**Given request**
Copy the lines below as they are; omit the images they contain.

──────── Data section ────────

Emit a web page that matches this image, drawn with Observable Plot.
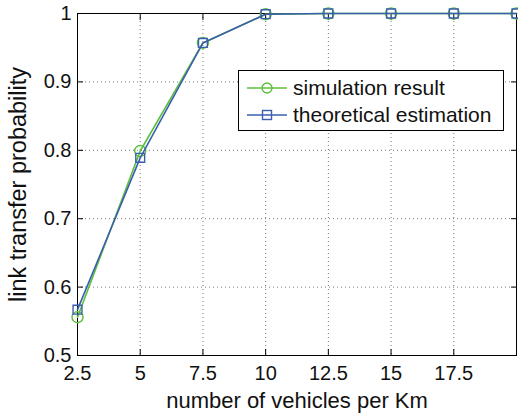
<!DOCTYPE html>
<html>
<head>
<meta charset="utf-8">
<script src="https://cdn.jsdelivr.net/npm/d3@7"></script>
<script src="https://cdn.jsdelivr.net/npm/@observablehq/plot@0.6"></script>
<style>
  html, body { margin: 0; padding: 0; background: #fff; }
  #wrap { position: relative; width: 518px; height: 417px; font-family: "Liberation Sans", Arial, sans-serif; }
  #wrap svg text { font-size: 20px; }
  #wrap svg g[aria-label="x-axis label"] text { font-size: 22px; }
  #wrap svg g[aria-label="y-axis label"] text { font-size: 23.5px; }
  #legend { position: absolute; left: 238px; top: 70px; width: 266px; height: 61px; border: 1px solid #000; background: #fff; box-sizing: border-box; }
  .row { position: absolute; left: 0; height: 26px; display: flex; align-items: center; font-size: 21px; color: #111; }
  .row svg { margin-left: 8px; margin-right: 6px; }
</style>
</head>
<body>
<div id="wrap"></div>
<script>
const vehicles = [2.5, 5, 7.5, 10, 12.5, 15, 17.5, 20];
const simulation = [0.556, 0.799, 0.957, 0.999, 1, 1, 1, 1];
const theoretical = [0.567, 0.789, 0.957, 0.999, 1, 1, 1, 1];
const xTicks = [2.5, 5, 7.5, 10, 12.5, 15, 17.5, 20];
const xTickLabels = ["2.5", "5", "7.5", "10", "12.5", "15", "17.5", ""];
const yTicks = [0.5, 0.6, 0.7, 0.8, 0.9, 1];
const yTickLabels = ["0.5", "0.6", "0.7", "0.8", "0.9", "1"];
const seriesNames = ["simulation result", "theoretical estimation"];
const colors = ["#5cbf3c", "#3b5fae"];

const sim = vehicles.map((x, i) => ({x, y: simulation[i]}));
const theo = vehicles.map((x, i) => ({x, y: theoretical[i]}));

const chart = Plot.plot({
  width: 518,
  height: 417,
  marginLeft: 77,
  marginRight: 2,
  marginTop: 13,
  marginBottom: 62,
  style: {fontFamily: "'Liberation Sans', Arial, sans-serif", fontSize: "20px", color: "#111", background: "#fff"},
  x: {domain: [2.5, 20]},
  y: {domain: [0.5, 1]},
  marks: [
    Plot.gridX(xTicks.slice(1, -1), {stroke: "#777", strokeOpacity: 1, strokeDasharray: "1,3", strokeWidth: 1}),
    Plot.gridY(yTicks.slice(1, -1), {stroke: "#777", strokeOpacity: 1, strokeDasharray: "1,3", strokeWidth: 1}),
    // inward tick marks on all four sides
    Plot.axisX(xTicks, {anchor: "bottom", tickSize: 6, dy: -6, text: null, stroke: "#000", label: null}),
    Plot.axisX(xTicks, {anchor: "top", tickSize: 6, dy: 6, text: null, stroke: "#000", label: null}),
    Plot.axisY(yTicks, {anchor: "left", tickSize: 6, dx: 6, text: null, stroke: "#000", label: null}),
    Plot.axisY(yTicks, {anchor: "right", tickSize: 6, dx: -6, text: null, stroke: "#000", label: null}),
    // tick labels and axis titles
    Plot.axisX(xTicks, {anchor: "bottom", tickSize: 0, tickPadding: 10, tickFormat: (d, i) => xTickLabels[i],
      label: "number of vehicles per Km", labelAnchor: "center", labelArrow: "none", labelOffset: 52}),
    Plot.axisY(yTicks, {anchor: "left", tickSize: 0, tickPadding: 6, tickFormat: (d, i) => yTickLabels[i],
      label: "link transfer probability", labelAnchor: "center", labelArrow: "none", labelOffset: 68}),
    Plot.frame({stroke: "#000", strokeWidth: 1}),
    Plot.line(sim, {x: "x", y: "y", stroke: colors[0], strokeWidth: 1.6}),
    Plot.dot(sim, {x: "x", y: "y", r: 5.5, stroke: colors[0], strokeWidth: 1.4, fill: "none"}),
    Plot.line(theo, {x: "x", y: "y", stroke: colors[1], strokeWidth: 1.6}),
    Plot.dot(theo, {x: "x", y: "y", symbol: "square", r: 5, stroke: colors[1], strokeWidth: 1.4, fill: "none"})
  ]
});

const wrap = document.getElementById("wrap");
wrap.appendChild(chart);

const legend = document.createElement("div");
legend.id = "legend";
const symbols = ["<circle cx='20' cy='8' r='5' fill='none' stroke='COL' stroke-width='1.4'/>",
                 "<rect x='15.5' y='3.5' width='9' height='9' fill='none' stroke='COL' stroke-width='1.4'/>"];
seriesNames.forEach((name, i) => {
  const row = document.createElement("div");
  row.className = "row";
  row.style.top = (4 + i * 27) + "px";
  row.innerHTML = `<svg width="40" height="16"><line x1="0" x2="40" y1="8" y2="8" stroke="${colors[i]}" stroke-width="1.6"/>${symbols[i].replace("COL", colors[i])}</svg><span>${name}</span>`;
  legend.appendChild(row);
});
wrap.appendChild(legend);
</script>
</body>
</html>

────────

**Expected output**
Emit a web page that matches this image, drawn with Observable Plot.
<!DOCTYPE html>
<html>
<head>
<meta charset="utf-8">
<script src="https://cdn.jsdelivr.net/npm/d3@7"></script>
<script src="https://cdn.jsdelivr.net/npm/@observablehq/plot@0.6"></script>
<style>
  html, body { margin: 0; padding: 0; background: #fff; }
  #wrap { position: relative; width: 518px; height: 417px; font-family: "Liberation Sans", Arial, sans-serif; }
  #wrap svg text { font-size: 20px; }
  #wrap svg g[aria-label="x-axis label"] text { font-size: 22px; }
  #wrap svg g[aria-label="y-axis label"] text { font-size: 23.5px; }
  #legend { position: absolute; left: 238px; top: 70px; width: 266px; height: 61px; border: 1px solid #000; background: #fff; box-sizing: border-box; }
  .row { position: absolute; left: 0; height: 26px; display: flex; align-items: center; font-size: 21px; color: #111; }
  .row svg { margin-left: 8px; margin-right: 6px; }
</style>
</head>
<body>
<div id="wrap"></div>
<script>
const vehicles = [2.5, 5, 7.5, 10, 12.5, 15, 17.5, 20];
const simulation = [0.556, 0.799, 0.957, 0.999, 1, 1, 1, 1];
const theoretical = [0.567, 0.789, 0.957, 0.999, 1, 1, 1, 1];
const xTicks = [2.5, 5, 7.5, 10, 12.5, 15, 17.5, 20];
const xTickLabels = ["2.5", "5", "7.5", "10", "12.5", "15", "17.5", ""];
const yTicks = [0.5, 0.6, 0.7, 0.8, 0.9, 1];
const yTickLabels = ["0.5", "0.6", "0.7", "0.8", "0.9", "1"];
const seriesNames = ["simulation result", "theoretical estimation"];
const colors = ["#5cbf3c", "#3b5fae"];

const sim = vehicles.map((x, i) => ({x, y: simulation[i]}));
const theo = vehicles.map((x, i) => ({x, y: theoretical[i]}));

const chart = Plot.plot({
  width: 518,
  height: 417,
  marginLeft: 77,
  marginRight: 2,
  marginTop: 13,
  marginBottom: 62,
  style: {fontFamily: "'Liberation Sans', Arial, sans-serif", fontSize: "20px", color: "#111", background: "#fff"},
  x: {domain: [2.5, 20]},
  y: {domain: [0.5, 1]},
  marks: [
    Plot.gridX(xTicks.slice(1, -1), {stroke: "#777", strokeOpacity: 1, strokeDasharray: "1,3", strokeWidth: 1}),
    Plot.gridY(yTicks.slice(1, -1), {stroke: "#777", strokeOpacity: 1, strokeDasharray: "1,3", strokeWidth: 1}),
    // inward tick marks on all four sides
    Plot.axisX(xTicks, {anchor: "bottom", tickSize: 6, dy: -6, text: null, stroke: "#000", label: null}),
    Plot.axisX(xTicks, {anchor: "top", tickSize: 6, dy: 6, text: null, stroke: "#000", label: null}),
    Plot.axisY(yTicks, {anchor: "left", tickSize: 6, dx: 6, text: null, stroke: "#000", label: null}),
    Plot.axisY(yTicks, {anchor: "right", tickSize: 6, dx: -6, text: null, stroke: "#000", label: null}),
    // tick labels and axis titles
    Plot.axisX(xTicks, {anchor: "bottom", tickSize: 0, tickPadding: 10, tickFormat: (d, i) => xTickLabels[i],
      label: "number of vehicles per Km", labelAnchor: "center", labelArrow: "none", labelOffset: 52}),
    Plot.axisY(yTicks, {anchor: "left", tickSize: 0, tickPadding: 6, tickFormat: (d, i) => yTickLabels[i],
      label: "link transfer probability", labelAnchor: "center", labelArrow: "none", labelOffset: 68}),
    Plot.frame({stroke: "#000", strokeWidth: 1}),
    Plot.line(sim, {x: "x", y: "y", stroke: colors[0], strokeWidth: 1.6}),
    Plot.dot(sim, {x: "x", y: "y", r: 5.5, stroke: colors[0], strokeWidth: 1.4, fill: "none"}),
    Plot.line(theo, {x: "x", y: "y", stroke: colors[1], strokeWidth: 1.6}),
    Plot.dot(theo, {x: "x", y: "y", symbol: "square", r: 5, stroke: colors[1], strokeWidth: 1.4, fill: "none"})
  ]
});

const wrap = document.getElementById("wrap");
wrap.appendChild(chart);

const legend = document.createElement("div");
legend.id = "legend";
const symbols = ["<circle cx='20' cy='8' r='5' fill='none' stroke='COL' stroke-width='1.4'/>",
                 "<rect x='15.5' y='3.5' width='9' height='9' fill='none' stroke='COL' stroke-width='1.4'/>"];
seriesNames.forEach((name, i) => {
  const row = document.createElement("div");
  row.className = "row";
  row.style.top = (4 + i * 27) + "px";
  row.innerHTML = `<svg width="40" height="16"><line x1="0" x2="40" y1="8" y2="8" stroke="${colors[i]}" stroke-width="1.6"/>${symbols[i].replace("COL", colors[i])}</svg><span>${name}</span>`;
  legend.appendChild(row);
});
wrap.appendChild(legend);
</script>
</body>
</html>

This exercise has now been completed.